Combined... Business & Intelligence
  • Learn - about the opportunities, the customers
  • Understand - how much demand, in what area, from where
  • Reason - what offerings can serve the demand
  • Establish Patterns - comoditize, automate solution (for efficiency, scalability)
  • Communicate - with target audience, partners, suppliers, enabling organizations
  • Plan - product development, distribution channels, support
  • Solve - any logistical, legal, organizational challenges
  • Goal - set it, achieve it!

These patterns of thought remain stable, no matter the latest market dynamics, technology fad, or "expert" opinions. These are common sense you can build on, model after.

Ask yourself at every step, with every function, every outcome of your B.I. initiatives:
do the results help you learn, understand, communicate, solve problems, achieve goals?

Can you correlate your efforts on B.I. projects, and your investments in B.I. infrastructure to improvements on the business side? 

Results do matter

Business, Intelligence, Results.


Actionable Insights.

How do you measure "actionable" ?
What works, and what doesn't?
What is the consequence of your B.I. driven actions?

Your B.I. tools give your insights.
Your business takes action as a response to these insights.
Then what?
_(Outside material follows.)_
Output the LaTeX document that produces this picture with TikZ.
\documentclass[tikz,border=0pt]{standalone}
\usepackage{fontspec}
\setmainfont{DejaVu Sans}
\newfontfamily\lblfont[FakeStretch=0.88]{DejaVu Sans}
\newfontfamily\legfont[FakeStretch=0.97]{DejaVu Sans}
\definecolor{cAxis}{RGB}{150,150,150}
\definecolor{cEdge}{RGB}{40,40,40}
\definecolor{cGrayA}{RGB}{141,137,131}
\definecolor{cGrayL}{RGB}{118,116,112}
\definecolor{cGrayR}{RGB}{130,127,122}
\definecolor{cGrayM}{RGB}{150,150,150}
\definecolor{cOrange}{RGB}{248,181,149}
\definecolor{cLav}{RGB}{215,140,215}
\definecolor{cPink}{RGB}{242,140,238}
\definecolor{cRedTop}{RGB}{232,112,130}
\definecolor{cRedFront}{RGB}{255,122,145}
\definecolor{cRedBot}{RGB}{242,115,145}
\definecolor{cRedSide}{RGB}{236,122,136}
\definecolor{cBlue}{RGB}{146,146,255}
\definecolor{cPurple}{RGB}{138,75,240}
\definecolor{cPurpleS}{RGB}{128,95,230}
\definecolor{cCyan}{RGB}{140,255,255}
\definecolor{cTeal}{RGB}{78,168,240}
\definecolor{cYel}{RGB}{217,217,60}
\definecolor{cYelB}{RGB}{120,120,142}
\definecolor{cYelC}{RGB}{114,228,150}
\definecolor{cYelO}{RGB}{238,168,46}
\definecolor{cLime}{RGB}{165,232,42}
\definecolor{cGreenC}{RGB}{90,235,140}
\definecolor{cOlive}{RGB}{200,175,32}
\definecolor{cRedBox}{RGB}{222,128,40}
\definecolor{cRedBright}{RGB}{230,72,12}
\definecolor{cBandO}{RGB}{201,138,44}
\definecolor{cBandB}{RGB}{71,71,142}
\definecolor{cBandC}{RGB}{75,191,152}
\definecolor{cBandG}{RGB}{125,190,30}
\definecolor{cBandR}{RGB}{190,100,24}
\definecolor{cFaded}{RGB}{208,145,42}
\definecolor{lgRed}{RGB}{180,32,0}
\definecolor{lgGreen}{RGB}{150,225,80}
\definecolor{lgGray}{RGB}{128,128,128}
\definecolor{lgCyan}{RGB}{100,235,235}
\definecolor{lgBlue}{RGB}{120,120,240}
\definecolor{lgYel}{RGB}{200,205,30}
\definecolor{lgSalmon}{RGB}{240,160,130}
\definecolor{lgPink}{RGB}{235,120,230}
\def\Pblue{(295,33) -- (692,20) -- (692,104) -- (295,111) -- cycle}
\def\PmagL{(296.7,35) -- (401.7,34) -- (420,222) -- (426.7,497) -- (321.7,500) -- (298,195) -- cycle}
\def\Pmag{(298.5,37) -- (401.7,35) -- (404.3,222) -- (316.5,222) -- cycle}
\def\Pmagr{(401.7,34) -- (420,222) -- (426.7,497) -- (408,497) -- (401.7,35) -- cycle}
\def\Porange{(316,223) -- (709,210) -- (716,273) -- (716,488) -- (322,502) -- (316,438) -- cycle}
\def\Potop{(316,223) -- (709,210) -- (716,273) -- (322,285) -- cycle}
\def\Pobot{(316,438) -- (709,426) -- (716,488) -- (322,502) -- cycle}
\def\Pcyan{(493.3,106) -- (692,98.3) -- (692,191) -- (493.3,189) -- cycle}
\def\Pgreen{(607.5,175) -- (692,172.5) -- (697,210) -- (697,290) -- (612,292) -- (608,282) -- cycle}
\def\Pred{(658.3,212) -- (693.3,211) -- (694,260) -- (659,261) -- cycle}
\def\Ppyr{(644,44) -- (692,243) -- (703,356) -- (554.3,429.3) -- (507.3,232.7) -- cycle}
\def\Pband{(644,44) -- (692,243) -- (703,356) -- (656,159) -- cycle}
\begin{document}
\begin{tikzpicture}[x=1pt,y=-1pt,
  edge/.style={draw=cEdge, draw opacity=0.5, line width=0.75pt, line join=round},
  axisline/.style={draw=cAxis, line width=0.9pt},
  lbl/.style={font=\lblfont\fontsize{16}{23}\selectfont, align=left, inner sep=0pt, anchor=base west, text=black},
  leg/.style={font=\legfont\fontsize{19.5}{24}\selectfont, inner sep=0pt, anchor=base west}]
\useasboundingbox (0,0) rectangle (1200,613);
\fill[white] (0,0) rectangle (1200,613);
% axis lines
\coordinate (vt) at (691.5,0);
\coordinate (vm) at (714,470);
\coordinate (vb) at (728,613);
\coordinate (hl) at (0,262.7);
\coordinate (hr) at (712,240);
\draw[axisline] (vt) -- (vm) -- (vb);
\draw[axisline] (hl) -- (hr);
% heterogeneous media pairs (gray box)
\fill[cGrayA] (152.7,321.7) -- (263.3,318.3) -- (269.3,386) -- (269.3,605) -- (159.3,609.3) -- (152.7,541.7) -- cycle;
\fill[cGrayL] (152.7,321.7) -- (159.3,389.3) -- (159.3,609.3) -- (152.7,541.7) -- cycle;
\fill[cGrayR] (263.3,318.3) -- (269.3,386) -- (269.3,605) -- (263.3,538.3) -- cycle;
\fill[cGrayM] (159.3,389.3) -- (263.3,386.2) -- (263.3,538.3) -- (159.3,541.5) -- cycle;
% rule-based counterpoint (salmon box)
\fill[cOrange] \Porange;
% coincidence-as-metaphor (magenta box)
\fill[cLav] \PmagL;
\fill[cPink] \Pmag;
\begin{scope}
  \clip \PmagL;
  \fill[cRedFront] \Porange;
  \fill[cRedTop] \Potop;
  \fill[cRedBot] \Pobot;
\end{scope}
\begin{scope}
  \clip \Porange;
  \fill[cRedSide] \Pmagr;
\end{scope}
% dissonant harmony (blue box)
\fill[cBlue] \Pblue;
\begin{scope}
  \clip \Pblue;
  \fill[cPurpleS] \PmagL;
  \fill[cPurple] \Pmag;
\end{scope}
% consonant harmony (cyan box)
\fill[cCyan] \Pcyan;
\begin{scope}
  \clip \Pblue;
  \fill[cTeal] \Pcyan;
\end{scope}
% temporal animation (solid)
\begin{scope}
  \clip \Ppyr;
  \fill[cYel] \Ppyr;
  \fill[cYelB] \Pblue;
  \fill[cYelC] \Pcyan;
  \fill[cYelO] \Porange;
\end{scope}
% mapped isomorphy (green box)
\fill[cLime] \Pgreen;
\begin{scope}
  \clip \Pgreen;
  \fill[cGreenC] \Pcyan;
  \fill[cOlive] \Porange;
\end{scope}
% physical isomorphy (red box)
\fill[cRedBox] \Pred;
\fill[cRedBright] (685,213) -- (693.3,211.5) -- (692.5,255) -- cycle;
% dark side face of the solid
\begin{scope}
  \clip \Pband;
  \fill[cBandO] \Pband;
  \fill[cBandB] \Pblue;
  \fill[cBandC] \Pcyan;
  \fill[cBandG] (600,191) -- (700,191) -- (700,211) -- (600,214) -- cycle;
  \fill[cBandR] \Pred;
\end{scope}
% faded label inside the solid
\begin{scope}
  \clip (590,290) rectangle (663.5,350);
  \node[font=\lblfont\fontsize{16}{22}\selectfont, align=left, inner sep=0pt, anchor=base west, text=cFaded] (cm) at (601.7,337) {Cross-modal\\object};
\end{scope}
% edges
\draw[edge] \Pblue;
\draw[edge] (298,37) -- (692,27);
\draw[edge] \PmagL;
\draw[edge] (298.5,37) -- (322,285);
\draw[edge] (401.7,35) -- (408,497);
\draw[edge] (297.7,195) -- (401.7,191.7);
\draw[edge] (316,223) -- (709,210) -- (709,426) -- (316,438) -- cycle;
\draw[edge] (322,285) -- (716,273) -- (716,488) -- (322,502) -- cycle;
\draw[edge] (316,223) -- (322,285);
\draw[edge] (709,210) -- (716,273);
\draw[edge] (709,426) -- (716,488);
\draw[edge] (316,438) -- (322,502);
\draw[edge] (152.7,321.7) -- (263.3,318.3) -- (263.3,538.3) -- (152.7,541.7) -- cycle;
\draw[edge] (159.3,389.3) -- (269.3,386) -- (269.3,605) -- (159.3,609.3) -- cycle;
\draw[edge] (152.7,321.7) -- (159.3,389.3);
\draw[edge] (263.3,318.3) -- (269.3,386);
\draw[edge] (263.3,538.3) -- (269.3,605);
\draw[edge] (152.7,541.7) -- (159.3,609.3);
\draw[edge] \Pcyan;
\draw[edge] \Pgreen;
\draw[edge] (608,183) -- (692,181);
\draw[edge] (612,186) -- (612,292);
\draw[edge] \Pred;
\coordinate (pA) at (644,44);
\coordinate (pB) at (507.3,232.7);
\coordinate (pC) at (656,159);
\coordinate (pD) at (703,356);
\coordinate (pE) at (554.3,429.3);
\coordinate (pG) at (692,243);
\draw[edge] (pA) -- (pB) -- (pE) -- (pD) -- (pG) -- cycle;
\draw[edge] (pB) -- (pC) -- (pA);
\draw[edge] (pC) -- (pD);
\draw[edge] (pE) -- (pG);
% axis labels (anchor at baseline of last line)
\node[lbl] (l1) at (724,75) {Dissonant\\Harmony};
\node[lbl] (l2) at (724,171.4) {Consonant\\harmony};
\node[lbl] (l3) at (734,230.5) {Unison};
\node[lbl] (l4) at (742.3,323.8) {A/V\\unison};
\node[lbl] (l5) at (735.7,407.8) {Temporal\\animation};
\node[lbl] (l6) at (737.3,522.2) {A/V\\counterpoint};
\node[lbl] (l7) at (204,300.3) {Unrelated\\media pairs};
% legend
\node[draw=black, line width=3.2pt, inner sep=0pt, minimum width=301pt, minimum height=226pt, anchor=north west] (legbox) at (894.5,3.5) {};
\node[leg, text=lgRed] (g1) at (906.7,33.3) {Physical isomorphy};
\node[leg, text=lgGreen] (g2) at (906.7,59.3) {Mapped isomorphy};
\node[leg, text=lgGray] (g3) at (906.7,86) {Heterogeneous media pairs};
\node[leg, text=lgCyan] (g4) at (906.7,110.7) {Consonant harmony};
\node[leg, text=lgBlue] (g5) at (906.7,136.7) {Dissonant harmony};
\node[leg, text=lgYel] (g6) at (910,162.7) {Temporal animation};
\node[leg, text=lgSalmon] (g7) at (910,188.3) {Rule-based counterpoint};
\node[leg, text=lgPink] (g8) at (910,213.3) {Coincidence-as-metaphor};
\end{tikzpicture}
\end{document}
Did it change anything? How does it compare to before?

How do you know that the changes in business outcome were a result of your changes?
Would they have organically evolved anyway? 
You won't know the difference if you don't measure. 
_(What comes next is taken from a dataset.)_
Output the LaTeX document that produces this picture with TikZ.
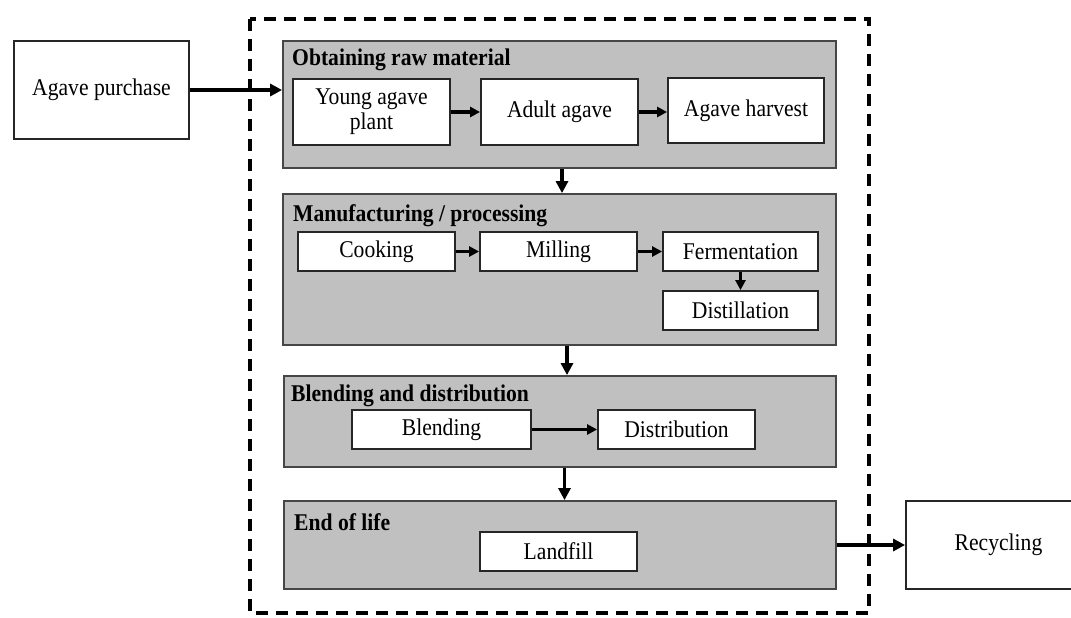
\documentclass[tikz,border=0pt]{standalone}
\usepackage{fontspec}
\usepackage{graphicx}
\setmainfont{Liberation Serif}
\usetikzlibrary{arrows.meta,calc}
\definecolor{panelgray}{RGB}{192,192,192}
\definecolor{edgegray}{RGB}{70,70,70}
\newcommand{\sq}[1]{\scalebox{0.9}[1]{#1}}
\newcommand{\sqtwo}[2]{\scalebox{0.9}[1]{\begin{tabular}{@{}c@{}}#1\\[-1pt]#2\end{tabular}}}
\begin{document}
\begin{tikzpicture}[x=1pt,y=-1pt,
  every node/.style={font=\fontsize{24}{26}\selectfont},
  panel/.style 2 args={draw=edgegray,line width=1.8pt,fill=panelgray,inner sep=0pt,minimum width=#1,minimum height=#2},
  box/.style 2 args={draw=black!85,line width=1.8pt,fill=white,inner sep=0pt,align=center,minimum width=#1,minimum height=#2},
  title/.style={font=\fontsize{24}{26}\selectfont\bfseries,anchor=base west,inner sep=0pt},
  flow/.style={line width=3.8pt,-{Triangle[length=12pt,width=12pt]}},
  subflow/.style={line width=3.4pt,-{Triangle[length=10pt,width=10pt]}},
  boundary/.style={line width=3.2pt,dash pattern=on 12pt off 8pt}]
\useasboundingbox (0,0) rectangle (1071,618);
\fill[white] (0,0) rectangle (1071,618);

% system boundary
\draw[boundary] (250,19) rectangle (869,613);

% external boxes
\node[box={175pt}{98pt}] (purchase) at (101.5,90) {\sq{Agave purchase}};
\node[box={185pt}{88pt}] (recycling) at (998.5,545) {\sq{Recycling}};

% panel 1
\node[panel={553pt}{127pt}] (p1) at (559.5,104.5) {};
\node[title] (t1) at (292,66) {\sq{Obtaining raw material}};
\node[box={157pt}{66pt}] (young) at (371.5,112) {\sqtwo{Young agave}{plant}};
\node[box={157pt}{66pt}] (adult) at (559.5,112) {\sq{Adult agave}};
\node[box={156pt}{65pt}] (harvest) at (746,110.5) {\sq{Agave harvest}};

% panel 2
\node[panel={553pt}{151pt}] (p2) at (559.5,269.5) {};
\node[title] (t2) at (293,221) {\sq{Manufacturing / processing}};
\node[box={157pt}{39pt}] (cooking) at (376.5,251.5) {\sq{Cooking}};
\node[box={157pt}{39pt}] (milling) at (558.5,251.5) {\sq{Milling}};
\node[box={155pt}{39pt}] (ferm) at (740.5,251.5) {\sq{Fermentation}};
\node[box={155pt}{39pt}] (dist) at (740.5,310.5) {\sq{Distillation}};

% panel 3
\node[panel={552pt}{91pt}] (p3) at (560,421.5) {};
\node[title] (t3) at (291,401) {\sq{Blending and distribution}};
\node[box={179pt}{39pt}] (blending) at (441.5,429.5) {\sq{Blending}};
\node[box={157pt}{39pt}] (distribution) at (676.5,429.5) {\sq{Distribution}};

% panel 4
\node[panel={552pt}{88pt}] (p4) at (560,545) {};
\node[title] (t4) at (294,530) {\sq{End of life}};
\node[box={157pt}{39pt}] (landfill) at (558.5,551.5) {\sq{Landfill}};

% connectors
\draw[flow] (purchase.east) -- (purchase.east -| p1.west);
\draw[subflow] (young.east |- adult.east) -- (adult.west);
\draw[subflow] (adult.east) -- (adult.east -| harvest.west);
\draw[flow] ([xshift=2.5pt]p1.south) -- ([xshift=2.5pt]p1.south |- p2.north);
\draw[subflow] (cooking.east) -- (milling.west);
\draw[subflow] (milling.east) -- (ferm.west);
\draw[subflow] (ferm.south) -- (dist.north);
\draw[flow] ([xshift=7.5pt]p2.south) -- ([xshift=7.5pt]p2.south |- p3.north);
\draw[subflow] (blending.east) -- (distribution.west);
\draw[flow] ([xshift=4.5pt]p3.south) -- ([xshift=4.5pt]p3.south |- p4.north);
\draw[flow] (p4.east) -- (recycling.west);
\end{tikzpicture}
\end{document}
And what do you measure? What is your base line? What do the numbers mean? 
Do you have the proper context to compare them? (trend?)
Are they comparable at all? (apples vs. oranges?)

Existential Questions:
- where are we? (Status)
- where have we come from? (Growth)
- where are we going? (Trend)
- what has gotten us here?
- where should we be going? (Goals)
- what will get us there? (Process)


Questions over questions, and to find the right answers is part of the B.I. puzzle.

Anybody can come up with numbers. But you need meaningful results.